Description of the task =
Retype, word for word, the lines between the ones holding "Rebuild this chart" and "import plotly.graph_objects as go", inclusive; pictures stay out of the copy.

Data extract =

☆ ☆ ☆

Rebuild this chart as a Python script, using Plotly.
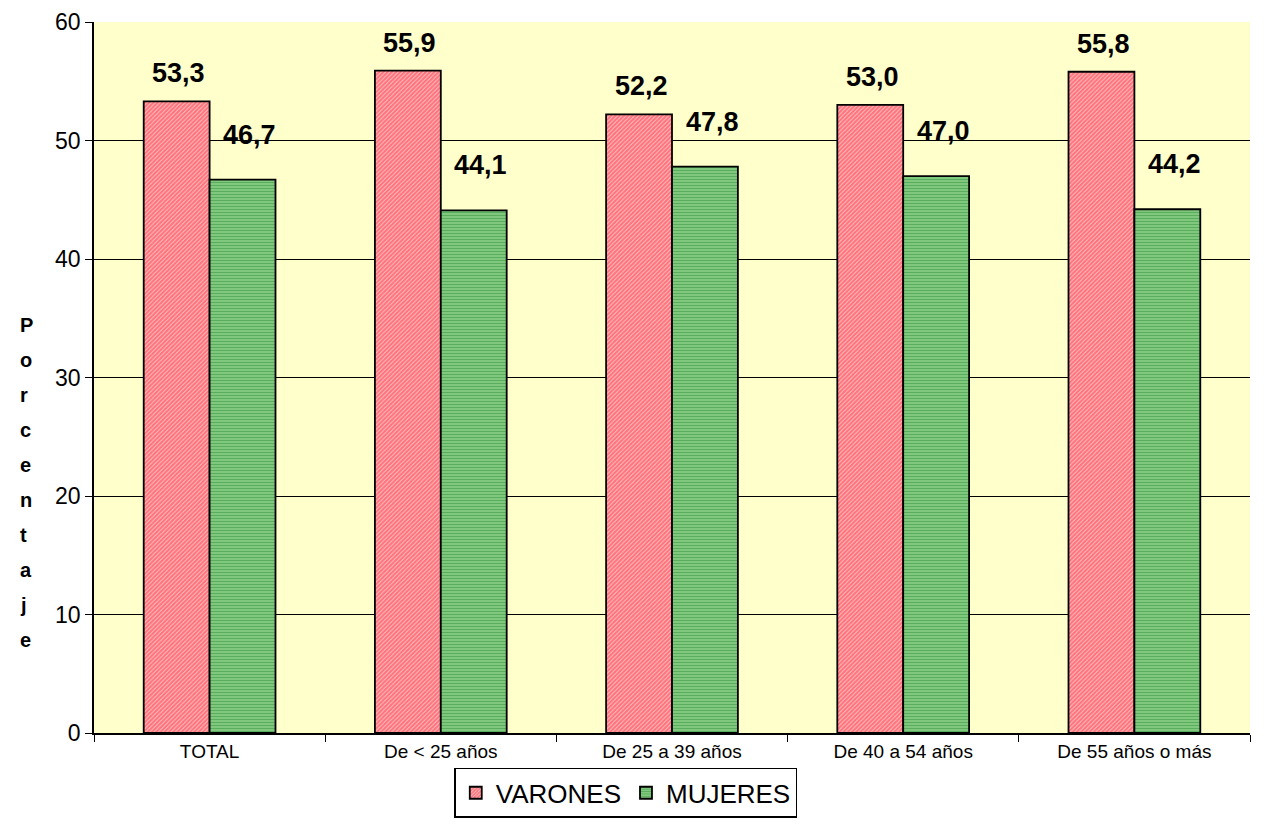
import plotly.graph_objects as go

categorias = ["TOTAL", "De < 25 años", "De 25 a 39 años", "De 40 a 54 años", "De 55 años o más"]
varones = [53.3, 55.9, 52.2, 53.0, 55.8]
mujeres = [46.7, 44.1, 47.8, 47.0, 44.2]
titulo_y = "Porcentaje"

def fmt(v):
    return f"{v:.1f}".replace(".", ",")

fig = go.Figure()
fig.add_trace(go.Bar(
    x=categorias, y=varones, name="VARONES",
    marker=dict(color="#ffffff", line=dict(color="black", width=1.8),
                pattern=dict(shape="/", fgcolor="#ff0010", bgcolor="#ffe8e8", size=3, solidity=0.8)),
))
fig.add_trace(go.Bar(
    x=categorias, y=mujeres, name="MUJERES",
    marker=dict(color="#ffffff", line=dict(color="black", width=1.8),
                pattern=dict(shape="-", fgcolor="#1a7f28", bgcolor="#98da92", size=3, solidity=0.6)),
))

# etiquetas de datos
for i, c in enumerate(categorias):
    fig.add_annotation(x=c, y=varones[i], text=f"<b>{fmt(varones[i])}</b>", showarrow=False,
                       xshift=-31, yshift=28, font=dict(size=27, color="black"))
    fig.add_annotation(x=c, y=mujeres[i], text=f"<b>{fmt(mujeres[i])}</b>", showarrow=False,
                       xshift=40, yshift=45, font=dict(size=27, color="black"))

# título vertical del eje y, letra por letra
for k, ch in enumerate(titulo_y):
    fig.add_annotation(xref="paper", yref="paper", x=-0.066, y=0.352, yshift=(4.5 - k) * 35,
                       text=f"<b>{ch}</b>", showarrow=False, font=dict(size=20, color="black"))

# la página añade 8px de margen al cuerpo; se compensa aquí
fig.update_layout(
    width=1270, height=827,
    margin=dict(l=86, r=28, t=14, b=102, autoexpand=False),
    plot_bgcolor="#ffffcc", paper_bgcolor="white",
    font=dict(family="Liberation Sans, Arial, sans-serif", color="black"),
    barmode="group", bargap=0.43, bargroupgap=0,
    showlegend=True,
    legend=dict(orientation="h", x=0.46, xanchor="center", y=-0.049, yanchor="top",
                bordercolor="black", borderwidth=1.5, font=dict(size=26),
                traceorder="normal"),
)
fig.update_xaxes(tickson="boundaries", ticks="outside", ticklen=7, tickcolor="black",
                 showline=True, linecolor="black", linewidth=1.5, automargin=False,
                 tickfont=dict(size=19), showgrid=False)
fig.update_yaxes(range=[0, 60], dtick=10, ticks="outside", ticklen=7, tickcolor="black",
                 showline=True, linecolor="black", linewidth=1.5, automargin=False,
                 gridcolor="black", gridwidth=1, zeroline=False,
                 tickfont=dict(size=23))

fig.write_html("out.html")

☆ ☆ ☆

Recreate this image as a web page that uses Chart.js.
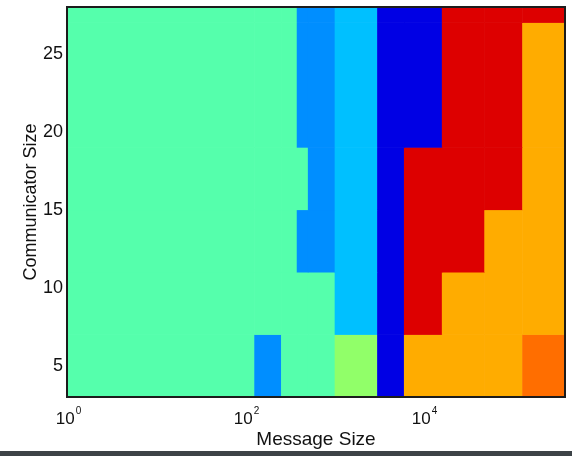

☆ ☆ ☆

Answer in full =
Rebuild this chart as a Python script, using Plotly.
import plotly.graph_objects as go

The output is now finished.